= Earnings call =

Meeting revealing a public company's finances

An earnings call is a teleconference or webcast in which a public company discusses its financial results for a reporting period, often providing earnings guidance for future performance. The term stems from earnings per share (EPS), calculated as net income (the "bottom line" on the income statement divided by the number of outstanding shares). Earnings calls typically accompany a press release summarizing results and are often paired with mandatory filings under local securities laws. These calls are a key mechanism for companies worldwide to communicate financial health and strategy to investors, financial analysts, and stakeholders, with practices varying by region and regulatory framework.

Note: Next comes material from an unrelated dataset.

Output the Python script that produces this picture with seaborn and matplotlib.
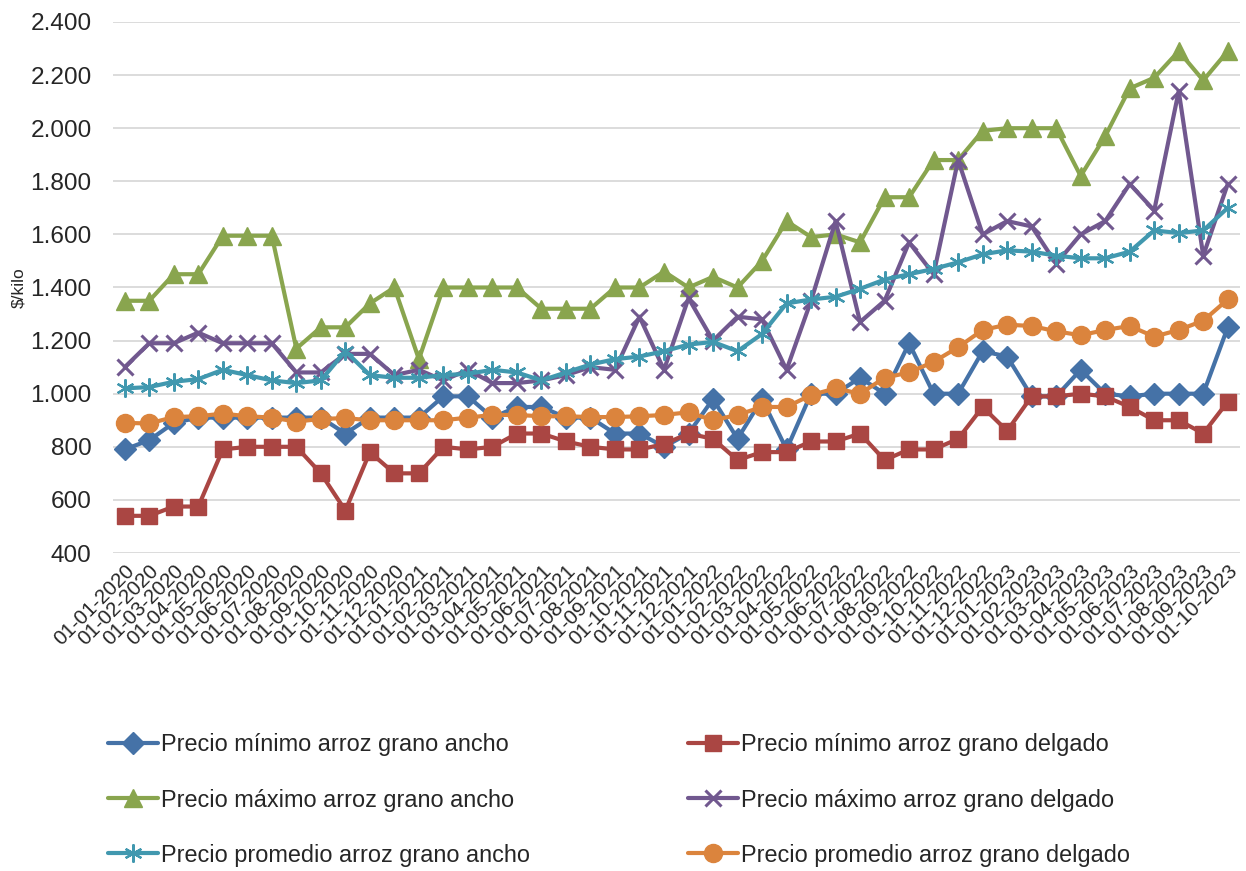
import numpy as np
import pandas as pd
import matplotlib
matplotlib.use("Agg")
import matplotlib.pyplot as plt
import seaborn as sns
from matplotlib.ticker import FuncFormatter, MultipleLocator

# Monthly rice prices ($/kilo), Jan 2020 - Oct 2023
fechas = list(pd.date_range("2020-01-01", "2023-10-01", freq="MS").strftime("%d-%m-%Y"))

min_ancho = [790, 825, 890, 910, 910, 910, 910, 910, 910, 850,
             910, 910, 910, 990, 990, 910, 950, 950, 910, 910,
             850, 850, 800, 850, 980, 830, 980, 790, 1000, 1000,
             1060, 1000, 1190, 1000, 1000, 1160, 1140, 990, 990, 1090,
             1000, 990, 1000, 1000, 1000, 1250]
min_delgado = [540, 540, 575, 575, 790, 800, 800, 800, 700, 560,
               780, 700, 700, 800, 790, 800, 850, 850, 820, 800,
               790, 790, 810, 850, 830, 750, 780, 780, 820, 820,
               850, 750, 790, 790, 830, 950, 860, 990, 990, 1000,
               990, 950, 900, 900, 850, 970]
max_ancho = [1350, 1350, 1450, 1450, 1595, 1595, 1595, 1170, 1250, 1250,
             1340, 1400, 1130, 1400, 1400, 1400, 1400, 1320, 1320, 1320,
             1400, 1400, 1460, 1400, 1440, 1400, 1500, 1650, 1590, 1600,
             1570, 1740, 1740, 1880, 1880, 1990, 2000, 2000, 2000, 1820,
             1970, 2150, 2190, 2290, 2180, 2290]
max_delgado = [1100, 1190, 1190, 1230, 1190, 1190, 1190, 1080, 1080, 1150,
               1150, 1070, 1090, 1050, 1090, 1040, 1040, 1050, 1070, 1100,
               1090, 1290, 1090, 1360, 1200, 1290, 1280, 1090, 1350, 1650,
               1270, 1350, 1570, 1450, 1880, 1600, 1650, 1630, 1490, 1600,
               1650, 1790, 1690, 2140, 1520, 1790]
prom_ancho = [1020, 1025, 1045, 1055, 1090, 1070, 1050, 1040, 1050, 1160,
              1070, 1060, 1060, 1070, 1075, 1090, 1080, 1050, 1080, 1110,
              1130, 1140, 1160, 1185, 1195, 1160, 1225, 1340, 1355, 1365,
              1395, 1430, 1450, 1470, 1495, 1525, 1540, 1535, 1520, 1510,
              1510, 1535, 1615, 1605, 1615, 1700]
prom_delgado = [890, 888, 912, 915, 925, 915, 910, 895, 905, 908,
                900, 900, 900, 900, 910, 920, 920, 915, 915, 912,
                912, 915, 920, 930, 900, 920, 950, 950, 995, 1020,
                1000, 1060, 1080, 1120, 1175, 1240, 1260, 1255, 1235, 1220,
                1240, 1255, 1215, 1240, 1275, 1355]

etiquetas = [
    "Precio mínimo arroz grano ancho",
    "Precio mínimo arroz grano delgado",
    "Precio máximo arroz grano ancho",
    "Precio máximo arroz grano delgado",
    "Precio promedio arroz grano ancho",
    "Precio promedio arroz grano delgado",
]
valores = [min_ancho, min_delgado, max_ancho, max_delgado, prom_ancho, prom_delgado]
colores = ["#4572A7", "#AA4643", "#89A54E", "#71588F", "#4198AF", "#DB843D"]
marcadores = ["D", "s", "^", "x", (6, 2, 0), "o"]
tam_marc = [11, 12, 13, 12, 13, 13]
borde_marc = [1, 1, 1, 2.2, 1.6, 1]

sns.set_theme(style="white")
plt.rcParams["font.family"] = ["Liberation Sans", "DejaVu Sans"]

W, H = 1246, 871
fig = plt.figure(figsize=(W / 100, H / 100), dpi=100)
left, right, top, bottom = 112.5, 1240, 22, 553
ax = fig.add_axes([left / W, 1 - bottom / H, (right - left) / W, (bottom - top) / H])

pos = np.arange(len(fechas))
for lab, vals, col, mk, ms, mew in zip(etiquetas, valores, colores, marcadores, tam_marc, borde_marc):
    sns.lineplot(x=pos, y=vals, ax=ax, color=col, linewidth=3.0, marker=mk,
                 markersize=ms, markeredgewidth=mew, markeredgecolor=col,
                 markerfacecolor=col, legend=False)
lineas = list(ax.lines)
for ln, lab in zip(lineas, etiquetas):
    ln.set_label(lab)

ax.set_xlim(-0.5, len(fechas) - 0.5)
ax.set_ylim(400, 2400)
ax.yaxis.set_major_locator(MultipleLocator(200))
ax.yaxis.set_major_formatter(FuncFormatter(lambda v, p: f"{v:,.0f}".replace(",", ".")))
ax.set_xticks(pos)
ax.set_xticklabels(fechas, rotation=45, ha="right", rotation_mode="anchor", fontsize=14.8)
ax.tick_params(axis="y", labelsize=17.6, length=0, pad=15)
ax.tick_params(axis="x", length=0, pad=6)
ax.yaxis.grid(True, color="#d9d9d9", linewidth=1.3)
ax.xaxis.grid(False)
for s in ax.spines.values():
    s.set_visible(False)
ax.set_axisbelow(True)
ax.set_xlabel("")
ax.set_ylabel("$/kilo", fontsize=12.5)
ax.yaxis.set_label_coords((26 - left) / (right - left), 0.5)

kw = dict(frameon=False, fontsize=16.9, handlelength=2.15, handletextpad=0.12,
          labelspacing=1.37, borderpad=0, borderaxespad=0, loc="center left")
fig.legend(handles=[lineas[0], lineas[2], lineas[4]], bbox_to_anchor=(108 / W, 1 - 800 / H), **kw)
fig.legend(handles=[lineas[1], lineas[3], lineas[5]], bbox_to_anchor=(688 / W, 1 - 800 / H), **kw)

fig.savefig("out.png", dpi=100)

In the United States, a 2014 survey by the National Investor Relations Institute (NIRI) found that 97% of its member companies conducted quarterly earnings calls, with most offering webcasts. Globally, listed companies on exchanges such as the London Stock Exchange (LSE), Tokyo Stock Exchange (TSE), Shanghai Stock Exchange (SSE), National Stock Exchange of India, Bombay Stock Exchange, and others also hold similar calls, though the frequency and format differ across jurisdictions.

== Format ==
Generally, the call will begin with a company official, typically the Investor Relations Officer (IRO), reading a safe harbor statement to limit the company's liability should actual results prove different from expected indicators reported in the discussion. Then one or more company officials, often including the Chief executive officer and Chief financial officer, will discuss the operational results and financial statements for the period just ended and their outlook for the future. The teleconference will then be opened for questions by investors, financial analysts, and other call participants. Management will answer many of these questions, although if the data is unavailable to them they may decline or defer response. Depending on the size and complexity of the company, the difference between actual and expected results, and other factors, the length of the call will vary.

There is no general requirement for how far in advance notice of a call must be given. However, keeping the investor and analyst communities happy is generally considered to be part of management's job, so the call will usually be announced a few days or weeks in advance. Company websites generally have a section titled Investor Relations or Investors, where call schedules and archived past calls will typically be posted.

Many companies are tracked by financial analysts that publish estimates of earnings per share (EPS). The company may also provide financial guidance as to what EPS are likely to be. If management knows that its results are going to be significantly different from its guidance or from analyst expectations, it may choose to make a preannouncement of differing results. See also Earnings management.

==United States==

If the call occurs within 48 hours of a press release filed with the United States Securities and Exchange Commission (SEC) on Form 8-K and meets certain other criteria, there is no obligation to separately report the call to the SEC. Otherwise, it must be reported on Form 8-K. If the call contains non-Generally Accepted Accounting Principles (GAAP) information, then there are additional requirements under SEC regulations, including Regulation FD.

Companies headquartered in the United States with securities traded on a US-based stock market or other exchange are required to file audited annual reports with the SEC on Form 10-K following the end of a fiscal year and unaudited reports on Form 10-Q following the end of a fiscal quarter. These companies announce earnings and generally hold an earnings call quarterly.

Some companies with shares publicly listed also have American Depositary Receipts (ADRs) that are traded on US stock exchanges and are required to file Forms 20-F and 6K with the SEC. They are likely to have their earnings announcements and calls coordinated with the schedule required in the country where their shares are traded.

In 2013, the National Investor Relations Institute (NIRI) published Standards of Practice: Earnings Release Content, available to NIRI members.